If you think your personal information was exposed during the massive Equifax data breach, you should be looking for ways to protect yourself from identity theft.

One step is to place a fraud alert on your credit reports. It’s not quite as strong a step as freezing your credit, but it’s a bolder line of defense than doing nothing.

Placing a fraud alert allows you to protect against crooks opening accounts or credit cards in your name. When a fraud alert is in place, creditors will contact you to confirm your identity before issuing new credit.

What is a fraud alert?

Under the Fair and Accurate Credit Transactions Act, people in the United States have the right to place fraud alerts on their credit reports if they think they have been victims of identity theft. You can start by placing a 90-day initial alert and decide whether to renew before the end of this period.

Under the Fair and Accurate Credit Transactions Act, consumers have the right to place fraud alerts on their credit reports if they think they have been victims of identity theft — or may become one. You can start by placing a 90-day initial alert and decide whether to renew before the end of this period.

How much is a fraud alert?

Fraud alerts are free.

How does a fraud alert protect you?

A fraud alert is not a bullet-proof guarantee that no credit will be issued in your name.

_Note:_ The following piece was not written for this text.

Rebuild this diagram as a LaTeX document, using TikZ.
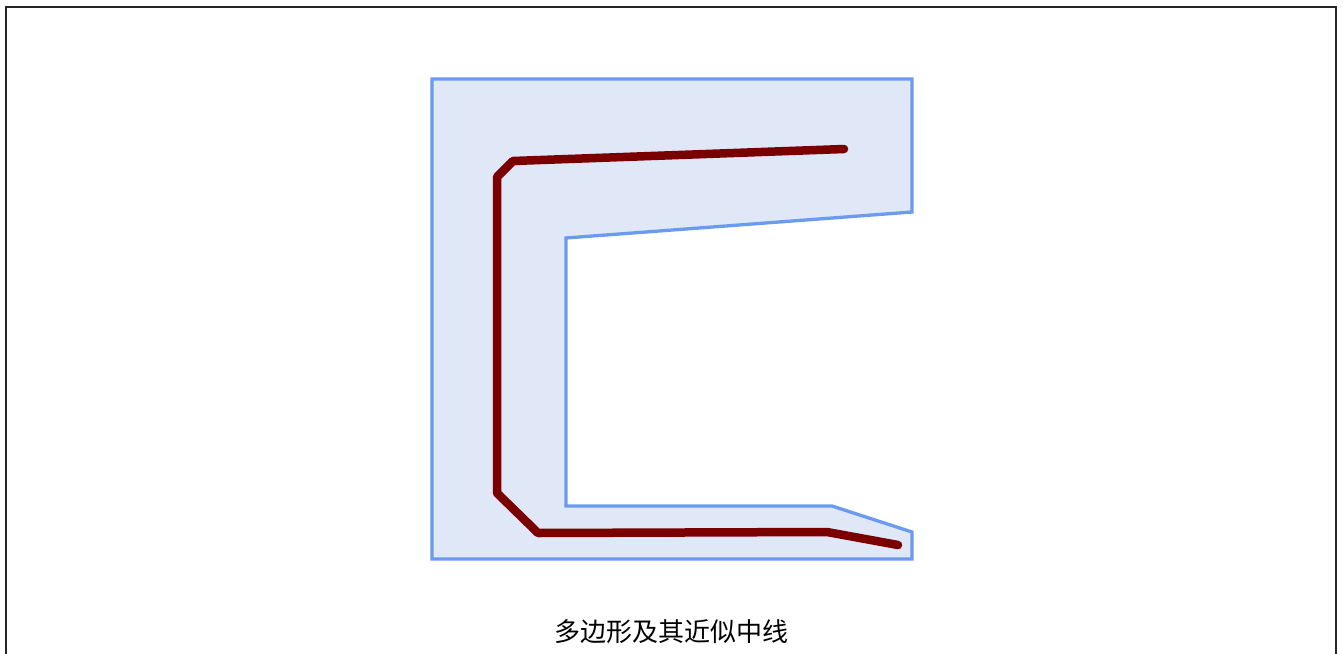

The alert is triggered by creditors who actually review your credit report before giving an answer to a credit application, but this is not always the case.

For some kinds of accounts, including bank accounts, utilities and internet services, a review of the credit report is not usually necessary. This is why monitoring your credit report for changes is still necessary even after you have a fraud alert placed.

How do you add an initial fraud alert to your credit report?

Start by contacting one of the three main credit reporting agencies in the United States: Equifax, Experian and TransUnion. You can decide to add a fraud alert with just one credit agency, but it is generally advisable to file for an alert with all three of them.

You can place the alert by calling a dedicated number or by visiting the Alerts page on the website of the credit agency of your choosing. You must provide proof of your identity.

In the event you decide to remove a fraud alert, you’ll need to send a written request and include your personal details along with copies of your driver’s license and utility bills to confirm your current address.

How do you add an extended alert to your credit report?

A fraud alert for a period of seven years can be placed on your credit report if you have been a target of identity theft. To place it, you need to submit all the information required for an initial fraud alert, along with a copy of a police report that confirms that you have been a victim of identity theft.

Placing an extended fraud alert on your credit report means that you will not be considered for any pre-approved credit offers for a period of five years, and all creditors will contact you via telephone before approving you for credit.

How does a fraud alert differ from a credit freeze?

While creditors can still see your report under a fraud alert, they generally are forbidden from getting access to it under a freeze. This may make it more difficult for crooks to open an account in your name — but it also makes it difficult for you to open a new account.

Some states may charge you a fee to freeze your credit — and one to remove the freeze should you want to buy a car or apply for a mortgage. Those fees can add up if you place a freeze with all three bureaus.